In chapter 10, Tatiana Shabalina introduces an important copy of the Mass that is held in die Manuscript Department of the Research Music Library of the Rimsky-Korsakov St. Petersburg State Conservatory and appears to have been copied from a Frankfurt manuscript of ca. 1825-26 (D-F, Music- und Theaterabteilung, Mus. Hs. 145). Of particular interest here is not only the source stemma Shabalina establishes, but also her conclusion that the B-Minor Mass was likely known in Russia as early as the mid-nineteenth century.

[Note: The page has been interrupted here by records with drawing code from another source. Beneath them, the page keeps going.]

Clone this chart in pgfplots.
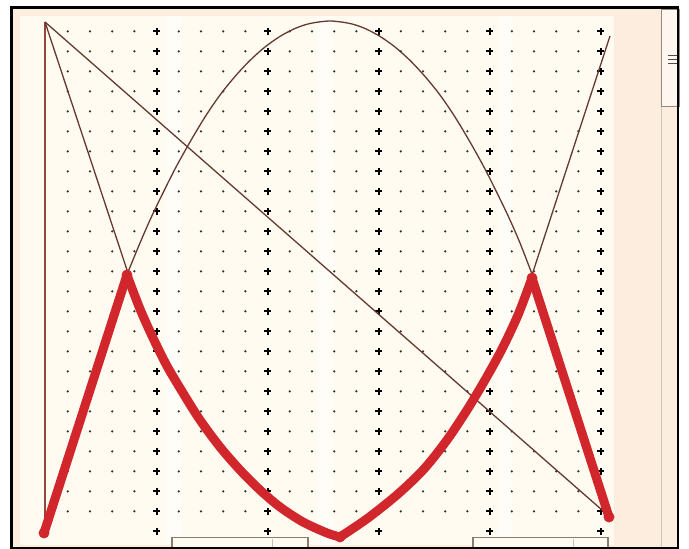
\documentclass[border=0pt]{standalone}
\usepackage{pgfplots}
\usepackage{pgfplotstable}
\pgfplotsset{compat=1.18}
\definecolor{peach}{RGB}{252,237,223}
\definecolor{cream}{RGB}{255,251,240}
\definecolor{thinc}{RGB}{100,58,48}
\definecolor{vred}{RGB}{150,70,60}
\definecolor{thickc}{RGB}{208,38,44}
\definecolor{boxgray}{RGB}{135,125,112}

\pgfplotstableread{
y a b c d e
31.3 156.6 267.6 378.6 489.6 600.6
51.3 156.6 267.6 378.6 489.6 600.6
71.3 156.6 267.6 378.6 489.6 600.6
91.3 156.6 267.6 378.6 489.6 600.6
111.3 156.6 267.6 378.6 489.6 600.6
131.3 156.6 267.6 378.6 489.6 600.6
151.3 156.6 267.6 378.6 489.6 600.6
171.3 156.6 267.6 378.6 489.6 600.6
191.3 156.6 267.6 378.6 489.6 600.6
211.3 156.6 267.6 378.6 489.6 600.6
231.3 156.6 267.6 378.6 489.6 600.6
251.3 156.6 267.6 378.6 489.6 600.6
271.3 156.6 267.6 378.6 489.6 600.6
291.3 156.6 267.6 378.6 489.6 600.6
311.3 156.6 267.6 378.6 489.6 600.6
331.3 156.6 267.6 378.6 489.6 600.6
351.3 156.6 267.6 378.6 489.6 600.6
371.3 156.6 267.6 378.6 489.6 600.6
391.3 156.6 267.6 378.6 489.6 600.6
411.3 156.6 267.6 378.6 489.6 600.6
431.3 156.6 267.6 378.6 489.6 600.6
451.3 156.6 267.6 378.6 489.6 600.6
471.3 156.6 267.6 378.6 489.6 600.6
491.3 156.6 267.6 378.6 489.6 600.6
511.3 156.6 267.6 378.6 489.6 600.6
531.3 156.6 267.6 378.6 489.6 600.6
}\boldgrid

\begin{document}
\begin{tikzpicture}
\pgfplotsset{pix/.style={scale only axis, width=689bp, height=549bp,
  xmin=0, xmax=689, ymin=0, ymax=549, y dir=reverse, hide axis,
  at={(0bp,0bp)}, anchor=south west}}
% backgrounds
\begin{axis}[pix]
\fill[white] (axis cs:0,0) rectangle (axis cs:689,549);
\fill[peach] (axis cs:11,7) rectangle (axis cs:678,548);
\fill[cream] (axis cs:20,16) rectangle (axis cs:614,545);
\fill[white, opacity=0.5] (axis cs:165,16) rectangle (axis cs:182,545);
\fill[white, opacity=0.5] (axis cs:318,16) rectangle (axis cs:334,545);
\fill[white, opacity=0.5] (axis cs:498,16) rectangle (axis cs:512,545);
\end{axis}
% dot grid
\begin{axis}[scale only axis, width=532.8bp, height=500bp,
  xmin=67.8, xmax=600.6, ymin=31.3, ymax=531.3, y dir=reverse,
  at={(67.8bp,17.7bp)}, anchor=south west,
  axis line style={draw=none}, major tick length=0pt,
  xticklabel={\relax}, yticklabel={\relax}, ytick=\empty,
  xticklabel style={inner sep=0pt, outer sep=0pt},
  xtick={67.8,90.0,112.2,134.4,156.6,178.8,201.0,223.2,245.4,267.6,289.8,312.0,334.2,356.4,378.6,400.8,423.0,445.2,467.4,489.6,511.8,534.0,556.2,578.4,600.6},
  xmajorgrids=true,
  major grid style={black!80, line width=2.5bp, line cap=round, dash pattern=on 0bp off 20bp},
  clip=false]
\pgfplotsinvokeforeach{a,b,c,d,e}{
\addplot[only marks, mark=+, mark size=3.2bp, mark options={black, line width=2bp}] table[x=#1, y=y] {\boldgrid};
}
\end{axis}
% curves and widgets
\begin{axis}[pix]
\addplot[vred, line width=1.5bp] coordinates {(45,22) (45,532)};
\addplot[thinc, line width=1.3bp] coordinates {(45,22) (610,517)};
\addplot[thinc, line width=1.3bp] coordinates {(45,22) (128,273)};
\addplot[thinc, line width=1.3bp, smooth] coordinates {
(128,272) (140,243) (150,220) (160,199) (175,169) (190,142) (205,117) (220,95)
(235,76.5) (250,60.4) (265,47) (280,36.4) (295,28.5) (310,23.5) (330,21)
(350,23.5) (365,28.5) (380,36.4) (395,47) (410,60.4) (425,76.5) (440,95)
(455,117) (470,142) (485,169) (500,199) (510,220) (520,243) (532,274)};
\addplot[thinc, line width=1.3bp] coordinates {(532,275) (610,36)};
% thick red
\addplot[thickc, line width=9bp, line cap=round, line join=round] coordinates {(44,533) (127,275)};
\addplot[thickc, line width=9bp, line cap=round, line join=round, smooth] coordinates {
(127,275) (140,309) (153,338) (167,366) (183,393) (200,420) (220,447) (240,470)
(260,490) (280,507) (303,522) (327,533) (340,537)};
\addplot[thickc, line width=9bp, line cap=round, line join=round, smooth] coordinates {
(340,537) (368,518) (398,494) (424,469) (447,440) (467,410) (485,380) (502,349) (518,315) (532,278)};
\addplot[thickc, line width=9bp, line cap=round, line join=round] coordinates {(532,278) (609,517)};
\addplot[only marks, mark=*, mark size=5.2bp, mark options={thickc, draw=thickc}] coordinates {
(44,533) (127,275) (340,537) (532,278) (609,517)};
% boxes at the bottom
\draw[boxgray, line width=1.5bp, fill=cream] (axis cs:172,537.5) rectangle (axis cs:308,553);
\draw[boxgray!50, line width=0.8bp] (axis cs:272,539) -- (axis cs:272,549);
\draw[boxgray, line width=1.5bp, fill=cream] (axis cs:473,537.5) rectangle (axis cs:608,553);
\draw[boxgray!50, line width=0.8bp] (axis cs:573,539) -- (axis cs:573,549);
% scrollbar
\draw[boxgray!45, line width=0.8bp] (axis cs:661,107) -- (axis cs:661,548);
\draw[boxgray!90, line width=1bp, fill=peach!50!white] (axis cs:661,10) rectangle (axis cs:679,107);
\draw[black!70, line width=0.9bp] (axis cs:668,55) -- (axis cs:678,55);
\draw[black!70, line width=0.9bp] (axis cs:668,59) -- (axis cs:678,59);
\draw[black!70, line width=0.9bp] (axis cs:668,63) -- (axis cs:678,63);
% outer border
\draw[black, line width=2.4bp] (axis cs:11.5,7.5) rectangle (axis cs:678,548);
\end{axis}
\end{tikzpicture}
\end{document}
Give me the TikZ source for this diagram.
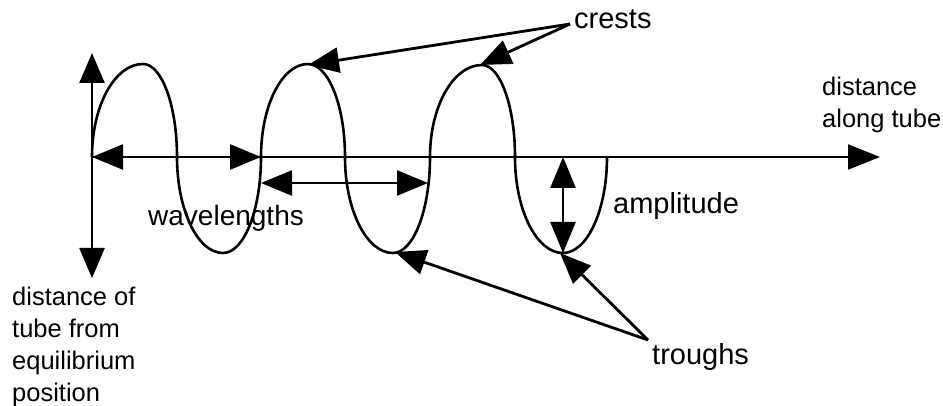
\documentclass[tikz,border=0pt]{standalone}
\usepackage{fontspec}
\setmainfont{Liberation Sans}
\usetikzlibrary{arrows.meta}
\begin{document}
\begin{tikzpicture}[x=1pt,y=-1pt,
  tri/.style={Triangle[length=31pt,width=25pt]},
  axisline/.style={line width=2pt},
  pointer/.style={line width=2.8pt,-{Triangle[length=31pt,width=25pt]}},
  twoway/.style={line width=2.6pt,{Triangle[length=31pt,width=25pt]}-{Triangle[length=31pt,width=25pt]}},
  wave/.style={line width=2.6pt},
  biglabel/.style={inner sep=0pt,font=\fontsize{29}{34}\selectfont,anchor=base west},
  axislabel/.style={inner sep=0pt,font=\fontsize{25.5}{32}\selectfont,align=left,anchor=north west}]
\useasboundingbox (0,0) rectangle (943,406);
% key points
\coordinate (O) at (92,157);
\coordinate (xend) at (880,157);
\coordinate (ytop) at (92,53);
\coordinate (ybot) at (92,278);
\coordinate (c1) at (261,157);
\coordinate (w2a) at (261,183);
\coordinate (w2b) at (428,183);
\coordinate (ampTop) at (563,157);
\coordinate (ampBot) at (563,253);
\coordinate (crestA) at (308,65);
\coordinate (crestB) at (480,65);
\coordinate (troughA) at (395,252);
\coordinate (troughB) at (560,253);
\coordinate (crestFoot) at (570,24);
\coordinate (troughFoot) at (648,340);
% axes
\draw[axisline,-{Triangle[length=32pt,width=25pt]}] (O) -- (xend);
\draw[line width=2.4pt,{Triangle[length=30pt,width=25pt]}-{Triangle[length=30pt,width=25pt]}] (ybot) -- (ytop);
% wave
\draw[wave] (92,157)
  .. controls (92,105.6) and (114.8,64) .. (143,64)
  .. controls (161.8,64) and (177,105.6) .. (177,157)
  .. controls (177,210) and (197.6,253) .. (223,253)
  .. controls (244,253) and (261,210) .. (261,157)
  .. controls (261,105.6) and (282,64) .. (308,64)
  .. controls (328.4,64) and (345,105.6) .. (345,157)
  .. controls (345,210) and (366.5,253) .. (393,253)
  .. controls (413.4,253) and (430,210) .. (430,157)
  .. controls (430,106.2) and (453.3,65) .. (482,65)
  .. controls (500.2,65) and (515,106.2) .. (515,157)
  .. controls (515,210) and (536.5,253) .. (563,253)
  .. controls (587.3,253) and (607,210) .. (607,157);
% wavelength arrows
\draw[twoway] (O) -- (c1);
\draw[twoway] (w2a) -- (w2b);
% amplitude
\draw[twoway] (ampTop) -- (ampBot);
% labels
\node[biglabel] (crests) at (574,29) {crests};
\node[biglabel] (troughs) at (652,364) {troughs};
\node[biglabel] (amp) at (613,214) {amplitude};
\node[biglabel,font=\fontsize{28}{34}\selectfont] (wl) at (148,226) {wavelengths};
\node[axislabel] (xlab) at (822,77) {distance\\along tube};
\node[axislabel] (ylab) at (12,287) {distance of\\tube from\\equilibrium\\position};
% pointers
\draw[pointer] (crestFoot) -- (crestA);
\draw[pointer] (crestFoot) -- (crestB);
\draw[pointer] (troughFoot) -- (troughA);
\draw[pointer] (troughFoot) -- (troughB);
\end{tikzpicture}
\end{document}
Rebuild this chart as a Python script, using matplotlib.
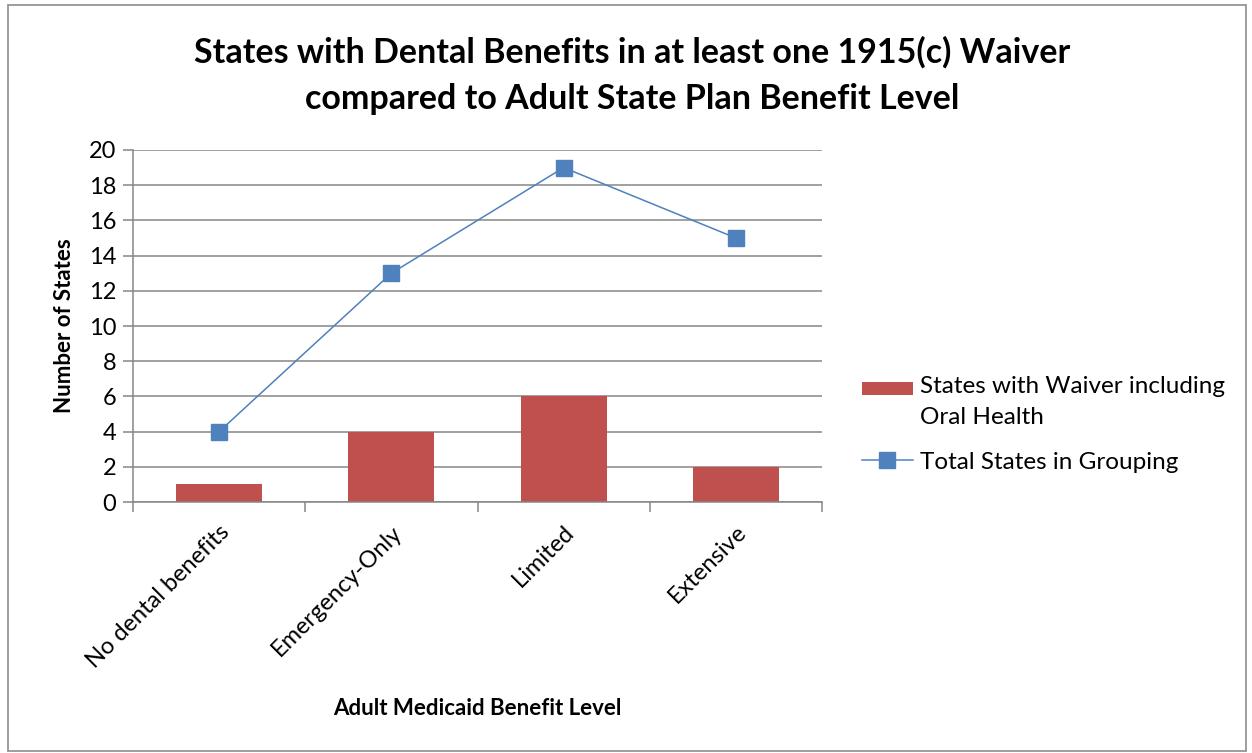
import matplotlib
matplotlib.use("Agg")
import matplotlib.pyplot as plt
from matplotlib.patches import Rectangle
from matplotlib.legend_handler import HandlerPatch
import numpy as np

categories = ["No dental benefits", "Emergency-Only", "Limited", "Extensive"]
waiver_oral = [1, 4, 6, 2]
total_states = [4, 13, 19, 15]
yticks = list(range(0, 21, 2))

plt.rcParams['font.family'] = ['Lato', 'DejaVu Sans']

fig = plt.figure(figsize=(12.52, 7.53), dpi=100)
fig.patches.append(Rectangle((0.006, 0.003), 0.989, 0.99, transform=fig.transFigure,
                             fill=False, edgecolor='#8c8c8c', linewidth=1.2))
ax = fig.add_axes([0.1062, 0.3333, 0.5504, 0.4675])

x = np.arange(len(categories))
bars = ax.bar(x, waiver_oral, width=0.5, color='#C0504D', zorder=2)
line, = ax.plot(x, total_states, color='#4F81BD', linewidth=1.1, marker='s', markersize=11.5,
                markerfacecolor='#4F81BD', markeredgecolor='#4F81BD', zorder=3)

ax.set_xlim(-0.5, len(categories) - 0.5)
ax.set_ylim(0, 20)
ax.set_yticks(yticks)
ax.set_yticklabels([str(v) for v in yticks], fontsize=17)
ax.yaxis.grid(True, color='#868686', linewidth=1.1, zorder=0)
ax.set_axisbelow(True)

ax.set_xticks(np.arange(-0.5, len(categories), 1.0))
ax.set_xticklabels([])
ax.set_xticks(x, minor=True)
ax.set_xticklabels(categories, minor=True, rotation=45, ha='right', rotation_mode='anchor', fontsize=17)
ax.tick_params(axis='x', which='minor', length=0, pad=14)
ax.tick_params(axis='x', which='major', length=7, color='#868686', width=1.1)
ax.tick_params(axis='y', length=7, color='#868686', width=1.1, pad=5)

for s in ['top', 'right']:
    ax.spines[s].set_visible(False)
for s in ['left', 'bottom']:
    ax.spines[s].set_color('#868686')
    ax.spines[s].set_linewidth(1.1)

ax.set_ylabel('Number of States', fontsize=16, fontweight='bold', labelpad=10)
ax.set_xlabel('Adult Medicaid Benefit Level', fontsize=16, fontweight='bold', labelpad=19)

fig.suptitle('States with Dental Benefits in at least one 1915(c) Waiver\ncompared to Adult State Plan Benefit Level',
             fontsize=24.5, fontweight='bold', x=0.505, y=0.952, linespacing=1.55)


def raised_patch(legend, orig_handle, xdescent, ydescent, width, height, fontsize):
    return Rectangle((-xdescent, -ydescent + 11), width, height * 0.8)


bar_handle = bars.patches[0]
leg = ax.legend([bar_handle, line], ['States with Waiver including\nOral Health', 'Total States in Grouping'],
                loc='center left', bbox_to_anchor=(1.026, 0.22), frameon=False, fontsize=17.5,
                handlelength=2.1, handletextpad=0.3, labelspacing=1.0,
                handler_map={bar_handle: HandlerPatch(patch_func=raised_patch)})
leg.get_texts()[0].set_linespacing(1.55)

fig.savefig('out.png', dpi=100)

The final four chapters of Exploring Bach's B-MinorMass present interesting new perspectives on the work's reception history: Ulrich Leisinger on the Viennese reception of the B-Minor Mass with particular focus on Haydn's copy of the Mass and the work's influence on Mozart's Mass in C Minor (chapter 11); Anselm Hartinger on Felix Mendelssohn's score of the B-Minor Mass and his constant efforts to establish the most faithful reading of the work he could both for scholarship and performance (chapter 12); Katharine Pardee on the reception of the B-Minor Mass in nineteenth-century England, with particular focus on how this reception related to that of other Bach compositions, especially the St. Matthew Passion (chapter 13); and Jan Smaczny on the reception of the Mass in Prague in the 1860s, with particular focus on the influence of Bach's music on the young Dvorak (chapter 14).

Exploring Bach's B-Minor Mass is commendable for its scope and clarity, for the ways in which it engages and builds upon prior research on the Mass, and for the new insights it reveals into our understanding of the B-Minor Mass. Leaver, Tomita, and Smaczny have provided us with a significant new body of scholarship on this "perpetual touchstone for Bach research."